- [Data supplied]:

╔══

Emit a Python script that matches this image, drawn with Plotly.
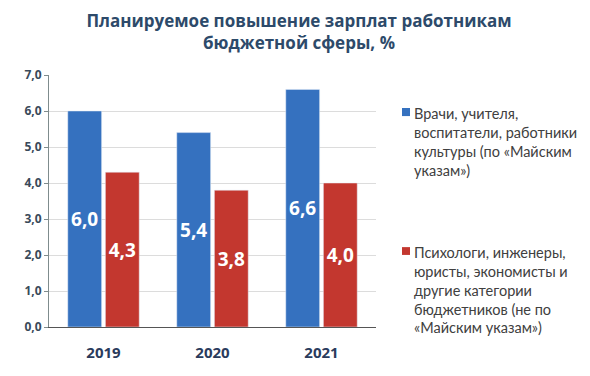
import plotly.graph_objects as go

years = ["2019", "2020", "2021"]
doctors = [6.0, 5.4, 6.6]
others = [4.3, 3.8, 4.0]
name_doctors = "Врачи, учителя,<br>воспитатели, работники<br>культуры (по «Майским<br>указам»)"
name_others = "Психологи, инженеры,<br>юристы, экономисты и<br>другие категории<br>бюджетников (не по<br>«Майским указам»)"
yticks = [0, 1, 2, 3, 4, 5, 6, 7]

def fmt(v):
    return f"{v:.1f}".replace(".", ",")

W, H = 582, 368
BLUE, RED = "#3571bf", "#c3372f"

fig = go.Figure()
fig.add_trace(go.Bar(
    x=years, y=doctors, name=name_doctors,
    marker=dict(color=BLUE),
    text=[fmt(v) for v in doctors], textposition="inside",
    insidetextanchor="middle", textangle=0,
    textfont=dict(color="white", size=19, family="Open Sans", weight="bold"),
))
fig.add_trace(go.Bar(
    x=years, y=others, name=name_others,
    marker=dict(color=RED),
    text=[fmt(v) for v in others], textposition="inside",
    insidetextanchor="middle", textangle=0,
    textfont=dict(color="white", size=19, family="Open Sans", weight="bold"),
))

legend_font = dict(family="Lato", size=14.5, color="#404040")
# custom legend (marker squares + text) placed right of the plot
legend_items = [
    (name_doctors, BLUE, 0.869, 0.837, 0.734),
    (name_others, RED, 0.317, 0.286, 0.147),
]
for text, color, y0, y1, ytext in legend_items:
    fig.add_shape(type="rect", xref="paper", yref="paper",
                  x0=1.0795, x1=1.104, y0=y1, y1=y0,
                  fillcolor=color, line=dict(width=0))
    fig.add_annotation(text=text, xref="paper", yref="paper",
                       x=1.111, y=ytext, xanchor="left", yanchor="middle",
                       align="left", showarrow=False, font=legend_font)

fig.update_layout(
    width=W, height=H,
    margin=dict(l=41, r=214, t=67, b=49),
    paper_bgcolor="white", plot_bgcolor="white",
    separators=", ",
    barmode="group", bargap=0.31, bargroupgap=0.1,
    showlegend=False,
    title=dict(
        text="Планируемое повышение зарплат работникам<br>бюджетной сферы, %",
        x=0.5, xanchor="center", yref="container", y=0.948, yanchor="top",
        font=dict(family="Open Sans", size=17, color="#2d4a6a", weight="bold"),
    ),
    xaxis=dict(
        showline=True, linecolor="#555555", linewidth=1,
        tickfont=dict(family="Open Sans", size=15, color="#2a3b5c", weight="bold"),
        ticks="", ticklabelstandoff=12,
    ),
    yaxis=dict(
        range=[0, 7], tickvals=yticks,
        ticktext=[fmt(v) for v in yticks],
        showgrid=True, gridcolor="#dcdcdc", gridwidth=1,
        showline=True, linecolor="#7f8c8d", linewidth=1,
        ticks="outside", ticklen=4, tickcolor="#7f8c8d",
        tickfont=dict(family="Open Sans", size=12, color="#3a4a5a", weight="bold"),
        zeroline=False,
    ),
)

fig.write_html("out.html")
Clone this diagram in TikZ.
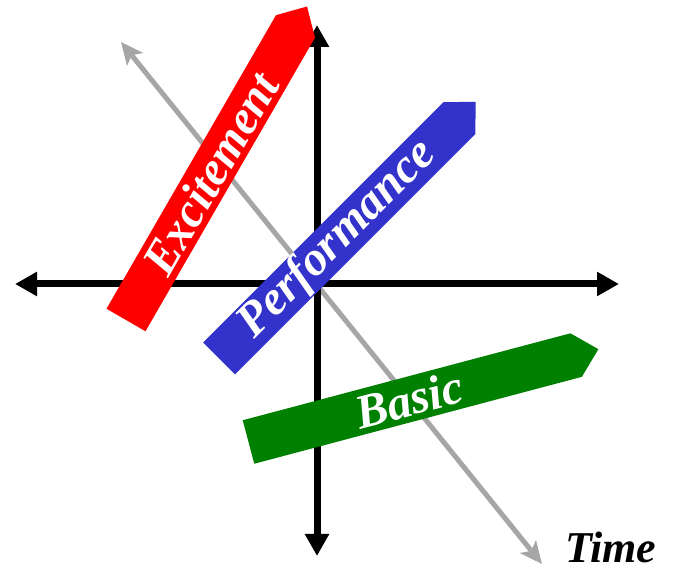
\documentclass[tikz,border=0pt]{standalone}
\usepackage{fontspec}
\setmainfont{Liberation Serif}
\usetikzlibrary{arrows.meta}
\definecolor{barred}{RGB}{255,0,0}
\definecolor{barblue}{RGB}{51,51,204}
\definecolor{bargreen}{RGB}{0,128,0}
\definecolor{timegray}{RGB}{166,166,166}
\begin{document}
\begin{tikzpicture}[x=1pt,y=-1pt,
  timeline/.style={draw=timegray, line width=5pt, {Stealth[length=22pt,width=20pt,inset=5pt]}-{Stealth[length=22pt,width=20pt,inset=5pt]}},
  axisline/.style={draw=black, line width=7pt, {Triangle[length=22pt,width=23pt]}-{Triangle[length=22pt,width=23pt]}},
  homeplate/.style={line width=0pt},
  bartext/.style={text=white, font=\bfseries\itshape\fontsize{48}{48}\selectfont, inner sep=0pt},
  timetext/.style={text=black, font=\bfseries\itshape\fontsize{44}{44}\selectfont, inner sep=0pt}]
\useasboundingbox (0,0) rectangle (673,569);
\fill[white] (0,0) rectangle (673,569);
% time arrow
\coordinate (g1) at (121,42);
\coordinate (g2) at (542,564);
\draw[timeline] (g1) -- (g2);
% axes
\coordinate (xl) at (15,284);
\coordinate (xr) at (619,284);
\coordinate (yt) at (317,25);
\coordinate (yb) at (317,556);
\draw[axisline] (xl) -- (xr);
\draw[axisline] (yt) -- (yb);
% Excitement bar
\begin{scope}[shift={(126,320)}, rotate=60]
  \fill[barred] (0,-22.5) -- (339,-22.5) -- (362,0) -- (339,22.5) -- (0,22.5) -- cycle;
  \node[bartext, rotate=60] (exc) at (169,0) {Excitement};
\end{scope}
% Performance bar
\begin{scope}[shift={(219,358.5)}, rotate=45]
  \fill[barblue] (0,-22.5) -- (340,-22.5) -- (363,0) -- (340,22.5) -- (0,22.5) -- cycle;
  \node[bartext, rotate=45] (perf) at (168,0) {Performance};
\end{scope}
% Basic bar
\begin{scope}[shift={(248.5,442)}, rotate=14.86]
  \fill[bargreen] (0,-22.5) -- (339,-22.5) -- (362,0) -- (339,22.5) -- (0,22.5) -- cycle;
  \node[bartext, rotate=14.86] (basic) at (166,0) {Basic};
\end{scope}
\node[timetext, anchor=base west] (time) at (565,563) {Time};
\end{tikzpicture}
\end{document}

╚══

- [Directive]: Repeat each record exactly as shown above, dropping all images.

- [Finished answer]:
Emit a Python script that matches this image, drawn with Plotly.
import plotly.graph_objects as go

years = ["2019", "2020", "2021"]
doctors = [6.0, 5.4, 6.6]
others = [4.3, 3.8, 4.0]
name_doctors = "Врачи, учителя,<br>воспитатели, работники<br>культуры (по «Майским<br>указам»)"
name_others = "Психологи, инженеры,<br>юристы, экономисты и<br>другие категории<br>бюджетников (не по<br>«Майским указам»)"
yticks = [0, 1, 2, 3, 4, 5, 6, 7]

def fmt(v):
    return f"{v:.1f}".replace(".", ",")

W, H = 582, 368
BLUE, RED = "#3571bf", "#c3372f"

fig = go.Figure()
fig.add_trace(go.Bar(
    x=years, y=doctors, name=name_doctors,
    marker=dict(color=BLUE),
    text=[fmt(v) for v in doctors], textposition="inside",
    insidetextanchor="middle", textangle=0,
    textfont=dict(color="white", size=19, family="Open Sans", weight="bold"),
))
fig.add_trace(go.Bar(
    x=years, y=others, name=name_others,
    marker=dict(color=RED),
    text=[fmt(v) for v in others], textposition="inside",
    insidetextanchor="middle", textangle=0,
    textfont=dict(color="white", size=19, family="Open Sans", weight="bold"),
))

legend_font = dict(family="Lato", size=14.5, color="#404040")
# custom legend (marker squares + text) placed right of the plot
legend_items = [
    (name_doctors, BLUE, 0.869, 0.837, 0.734),
    (name_others, RED, 0.317, 0.286, 0.147),
]
for text, color, y0, y1, ytext in legend_items:
    fig.add_shape(type="rect", xref="paper", yref="paper",
                  x0=1.0795, x1=1.104, y0=y1, y1=y0,
                  fillcolor=color, line=dict(width=0))
    fig.add_annotation(text=text, xref="paper", yref="paper",
                       x=1.111, y=ytext, xanchor="left", yanchor="middle",
                       align="left", showarrow=False, font=legend_font)

fig.update_layout(
    width=W, height=H,
    margin=dict(l=41, r=214, t=67, b=49),
    paper_bgcolor="white", plot_bgcolor="white",
    separators=", ",
    barmode="group", bargap=0.31, bargroupgap=0.1,
    showlegend=False,
    title=dict(
        text="Планируемое повышение зарплат работникам<br>бюджетной сферы, %",
        x=0.5, xanchor="center", yref="container", y=0.948, yanchor="top",
        font=dict(family="Open Sans", size=17, color="#2d4a6a", weight="bold"),
    ),
    xaxis=dict(
        showline=True, linecolor="#555555", linewidth=1,
        tickfont=dict(family="Open Sans", size=15, color="#2a3b5c", weight="bold"),
        ticks="", ticklabelstandoff=12,
    ),
    yaxis=dict(
        range=[0, 7], tickvals=yticks,
        ticktext=[fmt(v) for v in yticks],
        showgrid=True, gridcolor="#dcdcdc", gridwidth=1,
        showline=True, linecolor="#7f8c8d", linewidth=1,
        ticks="outside", ticklen=4, tickcolor="#7f8c8d",
        tickfont=dict(family="Open Sans", size=12, color="#3a4a5a", weight="bold"),
        zeroline=False,
    ),
)

fig.write_html("out.html")
Clone this diagram in TikZ.
\documentclass[tikz,border=0pt]{standalone}
\usepackage{fontspec}
\setmainfont{Liberation Serif}
\usetikzlibrary{arrows.meta}
\definecolor{barred}{RGB}{255,0,0}
\definecolor{barblue}{RGB}{51,51,204}
\definecolor{bargreen}{RGB}{0,128,0}
\definecolor{timegray}{RGB}{166,166,166}
\begin{document}
\begin{tikzpicture}[x=1pt,y=-1pt,
  timeline/.style={draw=timegray, line width=5pt, {Stealth[length=22pt,width=20pt,inset=5pt]}-{Stealth[length=22pt,width=20pt,inset=5pt]}},
  axisline/.style={draw=black, line width=7pt, {Triangle[length=22pt,width=23pt]}-{Triangle[length=22pt,width=23pt]}},
  homeplate/.style={line width=0pt},
  bartext/.style={text=white, font=\bfseries\itshape\fontsize{48}{48}\selectfont, inner sep=0pt},
  timetext/.style={text=black, font=\bfseries\itshape\fontsize{44}{44}\selectfont, inner sep=0pt}]
\useasboundingbox (0,0) rectangle (673,569);
\fill[white] (0,0) rectangle (673,569);
% time arrow
\coordinate (g1) at (121,42);
\coordinate (g2) at (542,564);
\draw[timeline] (g1) -- (g2);
% axes
\coordinate (xl) at (15,284);
\coordinate (xr) at (619,284);
\coordinate (yt) at (317,25);
\coordinate (yb) at (317,556);
\draw[axisline] (xl) -- (xr);
\draw[axisline] (yt) -- (yb);
% Excitement bar
\begin{scope}[shift={(126,320)}, rotate=60]
  \fill[barred] (0,-22.5) -- (339,-22.5) -- (362,0) -- (339,22.5) -- (0,22.5) -- cycle;
  \node[bartext, rotate=60] (exc) at (169,0) {Excitement};
\end{scope}
% Performance bar
\begin{scope}[shift={(219,358.5)}, rotate=45]
  \fill[barblue] (0,-22.5) -- (340,-22.5) -- (363,0) -- (340,22.5) -- (0,22.5) -- cycle;
  \node[bartext, rotate=45] (perf) at (168,0) {Performance};
\end{scope}
% Basic bar
\begin{scope}[shift={(248.5,442)}, rotate=14.86]
  \fill[bargreen] (0,-22.5) -- (339,-22.5) -- (362,0) -- (339,22.5) -- (0,22.5) -- cycle;
  \node[bartext, rotate=14.86] (basic) at (166,0) {Basic};
\end{scope}
\node[timetext, anchor=base west] (time) at (565,563) {Time};
\end{tikzpicture}
\end{document}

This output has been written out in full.